そろそろ蓮田地帯のシギの動向が気になってきた。私は、ほとんど歩くことが出来ないので、車からの探鳥のみとなる。それゆえ、限られた場所での鳥見となるが、秋の渡りのシギたちの動きが気になり、家人の車で出かけることにした。

蓮田は、一部収穫が進んでいるが、まだまだこれからのようである。何とか出会いが叶ったのは、セイタカシギであった。これからもっと出会いの機会が増すことであろう。

2025/8/28 アマサギ

田園地帯では、稲穂が頭を垂れる光景が、あちこちで見られるようになって来た。すでに収穫も進み、稲を刈った後の光景もまた味わい深いものがある。

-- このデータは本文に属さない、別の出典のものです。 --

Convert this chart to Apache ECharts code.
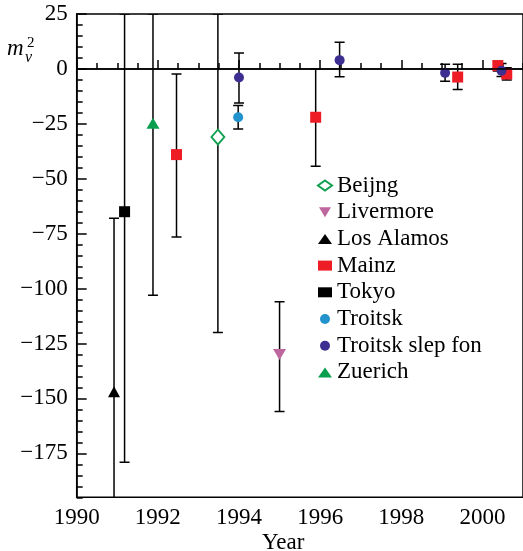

稲穂の上に一羽のサギの姿が見えたので、レンズを向けてみた。距離があり、時期的にチュウサギであろうと思っていたのだが、帰宅後、パソコンに入れて確認してみるとアマサギであることが分かった。他の仲間は、すでにこの地を離れていることだろう。無事に仲間と合流出来るよう祈るばかりである。

2025/8/30 チョウトンボ

鳥との出会いが少なくなり、気が付けば蝶や蜻蛉との出会いも以前に比べれば、かなり減ってきている。毎夏、出会いを楽しみにしているのが、チョウトンボ。今季、一度見ただけであった。心当たりを訪ねてみると嬉しいことにわずかながらチョウトンボの姿を確認できたのである。

暑さを避けるためにするオベリスク。倒立の姿勢である。人だけでなく、蝶もトンボも鳥たちもこの夏の暑さには、閉口している。暑かった八月も明日を残すのみである。